The research station is set to open in 2017 and will be managed by Polar Knowledge Canada, the federal agency that oversees Arctic research.
Polar Knowledge Canada president David Scott said its mandate has changed since the election of the Liberal government.
Under the Harper government, the priority was to study the environment in order to support the development of natural resources, he said. However, this focus has become less important since the decline in commodity prices.
"It has subtly changed towards sustainability rather than strictly resources development," he said.
Scott said the priority is now to study the effects of climate change in the Arctic. The Cambridge Bay station will be open year-round, unlike most research stations, he added.
"Several phenomena that are not well understood happen during winter," he said.
The station will enable scientists to further study flora and fauna as well as the marine environment during winter.

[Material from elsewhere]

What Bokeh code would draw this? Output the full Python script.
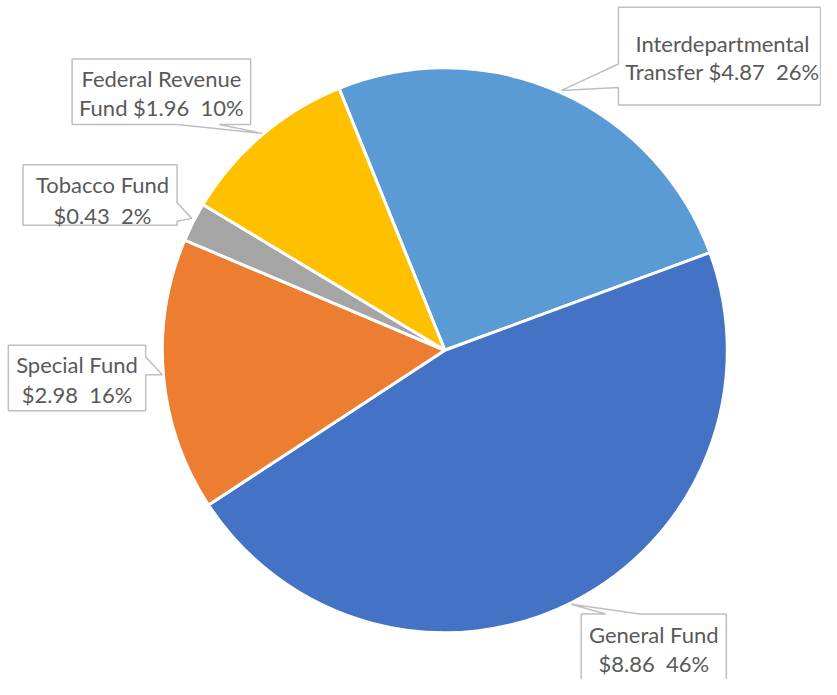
import math
from bokeh.plotting import figure
from bokeh.models import Range1d, ColumnDataSource
from bokeh.core.properties import value
from bokeh.embed import file_html
from bokeh.resources import INLINE

# ---- data (clockwise order from the top) ----
categories = ["Interdepartmental Transfer", "General Fund", "Special Fund", "Tobacco Fund", "Federal Revenue Fund"]
amounts = [4.87, 8.86, 2.98, 0.43, 1.96]
percent_labels = [26, 46, 16, 2, 10]
colors = ["#5B9BD5", "#4472C4", "#ED7D31", "#A5A5A5", "#FFC000"]
label_line1 = ["Interdepartmental", "General Fund", "Special Fund", "Tobacco Fund", "Federal Revenue"]
label_line2_prefix = ["Transfer ", "", "", "", "Fund "]

W, H = 821, 679
REF_W, REF_H = 837, 695

def Y(py):
    return REF_H - py

p = figure(width=W, height=H, output_backend="svg", toolbar_location=None,
           x_range=Range1d(0, REF_W), y_range=Range1d(0, REF_H),
           min_border=0)
p.axis.visible = False
p.grid.visible = False
p.outline_line_color = None
p.background_fill_color = "white"
p.border_fill_color = "white"

# ---- pie ----
cx, cy, r = 453, Y(358), 288
start_deg = 112.0
total = sum(amounts)
starts, ends = [], []
cum = 0.0
for a in amounts:
    s = math.radians(start_deg - 360.0 * (cum + a) / total)
    e = math.radians(start_deg - 360.0 * cum / total)
    starts.append(s)
    ends.append(e)
    cum += a

src = ColumnDataSource(dict(start=starts, end=ends, color=colors, cat=categories, amt=amounts))
p.wedge(x=cx, y=cy, radius=r, start_angle="start", end_angle="end",
        fill_color="color", line_color="white", line_width=3, source=src)

# ---- callout boxes (reference pixel coords) ----
callouts = {
    "Interdepartmental Transfer": [(630, 7), (836, 7), (836, 107), (630, 107), (630, 89), (572, 92), (630, 65)],
    "General Fund": [(592, 628), (617, 628), (582, 618), (652, 628), (740, 628), (740, 705), (592, 705)],
    "Special Fund": [(8, 353), (148, 353), (148, 365), (165, 383), (148, 383), (148, 420), (8, 420)],
    "Tobacco Fund": [(23, 168), (180, 168), (180, 207), (195, 223), (180, 226), (180, 230), (23, 230)],
    "Federal Revenue Fund": [(73, 60), (255, 60), (255, 127), (223, 127), (267, 136), (180, 127), (73, 127)],
}
text_pos = {
    "Interdepartmental Transfer": (736, 44, 73),
    "General Fund": (666, 649, 679),
    "Special Fund": (78, 373, 403),
    "Tobacco Fund": (104, 188, 220),
    "Federal Revenue Fund": (164, 80, 110),
}

for i, cat in enumerate(categories):
    pts = callouts[cat]
    p.patch([q[0] for q in pts], [Y(q[1]) for q in pts], fill_color="white",
            line_color="#BFBFBF", line_width=1.5)
    l2 = f"{label_line2_prefix[i]}${amounts[i]:.2f}\u00a0 {percent_labels[i]}%"
    tx, ty1, ty2 = text_pos[cat]
    p.text(x=[tx, tx], y=[Y(ty1), Y(ty2)], text=[label_line1[i], l2],
           text_font=value("Lato"), text_font_size="22px", text_color="#595959",
           text_align="center", text_baseline="middle")

open("out.html", "w").write(file_html(p, INLINE))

Scott said the data gathered will benefit Northerners.
"The application of that new knowledge will be to help the people who live in the North adapt to their changing environment."
Scientists at the University of Alberta are interested by the human side of the research.
"I know there are people at the University of Alberta who will be very much hoping that [the research station] retains a strong focus on the communities of the North," said UAlberta North director Roger Epp.
"There is nothing like Northerners telling you exactly how [global warming] is changing their life."
Epp expects University of Alberta scientists to go to Cambridge Bay.
The construction of the High Arctic Research Station began in 2014.